COMMENTARY: Tensions abound between religions’“head shed”and local offices

c. 1997 Religion News Service (Rabbi A. James Rudin is the national interreligious affairs director of the American Jewish Committee). UNDATED _ Business leaders complain constantly about the tension often existing between the home office of an international enterprise and its local representatives. The complaint is always the same: the”head shed”people proudly claim they have […]

c. 1997 Religion News Service

(Rabbi A. James Rudin is the national interreligious affairs director of the American Jewish Committee).

UNDATED _ Business leaders complain constantly about the tension often existing between the home office of an international enterprise and its local representatives. The complaint is always the same: the”head shed”people proudly claim they have the global view while the area offices, no matter their size, are chastised for a local myopia causing them to lose sight of the”big picture.” But the locals have a different take on the matter. They argue the home office is either unable or unwilling to understand the unique situation of the locals. They argue that in order to survive and prosper, some creative adaptation and innovation is necessary, even desirable. The traditional methods and procedures prescribed by headquarters are not always effective out in the provinces. As a result, distinctive responses are needed to meet the new realities.

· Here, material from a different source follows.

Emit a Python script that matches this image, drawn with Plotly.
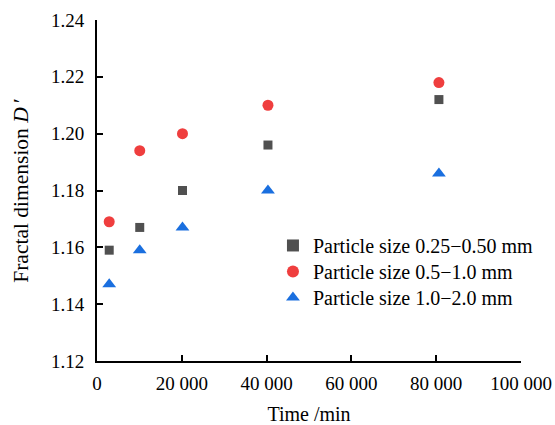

The current American visit of the Christian Orthodox Ecumenical Patriarch, Bartholomew, is a graphic reminder that a similar stress filled relationship is also at work among Orthodoxy, Roman Catholicism, and Judaism.

Orthodox Christians are delighted the Patriarch, headquartered in what is now Istanbul, has been warmly welcomed by important sectors of American society, including visits to the White House, the U.S. Congress, the Holocaust Memorial Museum, the National Cathedral, and several prestigious universities.

But the patriarch’s high profile visit has also raised critical questions for Orthodox church members in America. Are they Orthodox Christians who happen to reside in the United States? Or are they part of a new emerging Orthodoxy with its own unique characteristics developing in America? What is the appropriate relationship between Orthodox Christians in the U.S. and their 250 million co-religionists who live in places like Greece, Bulgaria, Russia, Serbia, and Romania?

In what ways does the Patriarchate in Istanbul shape the spiritual lives of Orthodox in this country? Above all, will the older Orthodox generation succeed in transmitting their tradition to American-born children and grandchildren who live as a religious minority in the friendly sea of an alluring American culture?

Not surprisingly, these same kind of questions resonate among many Jews and Roman Catholics. Are the adherents of all three groups merely living in a permanent diaspora (a Greek word, by the way) where the key religious decisions are made for them in the home offices of Constantinople, Jerusalem, or Rome? Or are they, as devout people of faith, spiritually at home in America, and sure footed enough to shape their own special religious identities?

Many public opinion surveys conducted in the U.S. indicate Catholics deeply revere the pope and the papacy and respect the moral values proclaimed by the Vatican. However, many of this country’s Catholics seem to go their independent way in such matters of personal life as divorce, birth control, and religious observances. Is there an American Catholic Church or is it a Catholic Church that is in, but not of, America?

And the Jewish community, which was almost physically destroyed during the Holocaust and which exerted extraordinary collective energies on behalf of Israel, is now going through its own bitter”diaspora-home office”debate.


Is an American Judaism now emerging that has non-Orthodox groups as full participants? The Reform, Conservative, and Reconstructionist branches claim to be authentic expressions of Jewish life in the American diaspora, but are they really illegitimate movements that must be vigorously opposed by Orthodox Jews?

Orthodoxy claims it must be the only form of Judaism legally recognized in Israel, the Jewish nation. In such a formulation, is there any space for a”big tent”approach to Jewish life that will include everyone who seeks to enter?

These questions take on added significance because within a decade Israel, and not the United States, will be the largest Jewish community in the world. This demographic fact will dramatically alter the relationship between Jerusalem, the Jewish home office, and American Jews.

The well publicized tensions currently existing have created fears of a fragmentation of the Jewish people, and some leaders even predict a permanent schism resulting in two distinct Jewish communities.

In such a scenario, one segment will look to Israel’s Orthodox Judaism for leadership, and a second segment will be led by the American-based Reform and Conservative movements and will seek independence from the religious authorities of Israel.

Will the head office of Jerusalem and the Jewish diaspora avert this nightmare? They better, because the stakes are high, and because history and the world are watching.